Troth noted that at one point almost all of Ohio’s residents were either farmers or farming-adjacent. He estimates that in the 1850s, ‘60s, and ‘70s, there were a few hundred thousand farms.

“And every one of them had a barn,” Troth said.

Ohio has found a way to recognize barns: they became an official state symbol in 2019, thanks to the efforts of a group of Westerville City Schools students, and a little help from Troth’s organization.


Troth keeps an extensive collection of barn-raising photos. He said they used to be community events.
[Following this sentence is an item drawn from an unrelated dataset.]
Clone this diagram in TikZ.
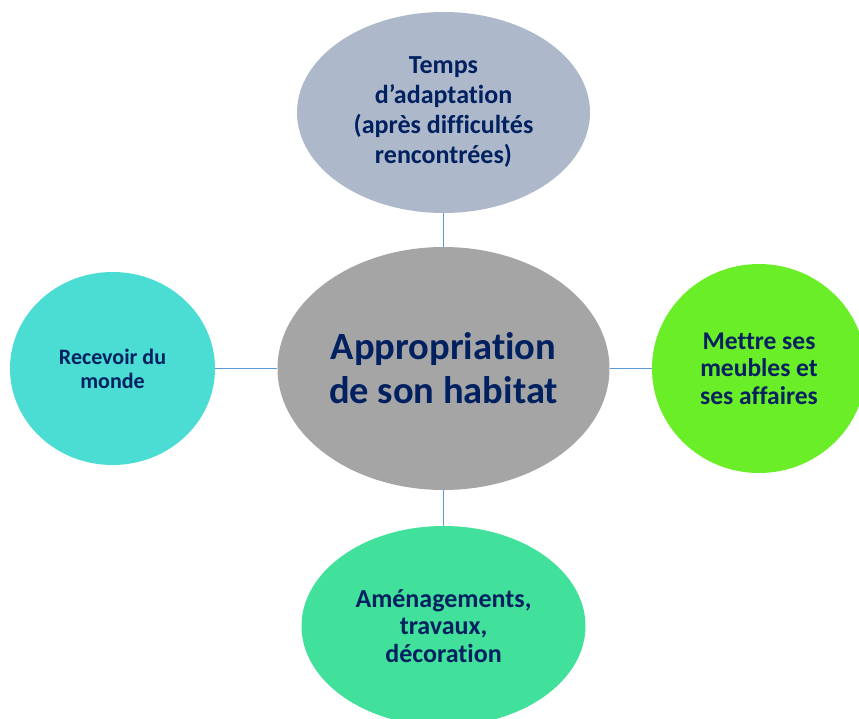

“Turning these barns, knowing the history that's in them, into public places, public venues, no matter what it is, it kind of brings that sense of community back,” he said.

As for Debbie Ledley, her new house will always be connected to old memories.

“So, every time you walk in through the door, you just remember the blizzard of ‘78, what dad was doing, you know, in the barn, pulling in tractors out to plow out the neighbors who were burning their furniture to stay warm,” she said.

A newly constructed house with a framed-out porch and connected two car garage. The home is unfinished and covered in Tyvek wrap.
Allie Vugrincic
WOSU Public Media
Debbie and Chris Ledley’s home, made from the frame of a late-1800s barn that was on Debbie Ledley’s parents’ farm, is under construction in Ostrander. The Ledleys dismantled and moved the barn from its original site near the Delaware County Airport when her aging parents sold the farm last summer to a company building warehouses in the area.

As of 2022, the U.S. Department of Agriculture listed more than 76,000 farms in Ohio. Agriculture is the state’s biggest industry, generating around $124 billion annually, Starkey said.

But, as tech and manufacturing continue to expand in rural parts of the state, Troth wants to pay tribute to the history of that land.

“And they're moving us into the future with technology. But I just think, how can we pay tribute to the farmers whose land we've bought? And I'm thinking, boy, it's a great place for a barn where the community can gather,” Troth said.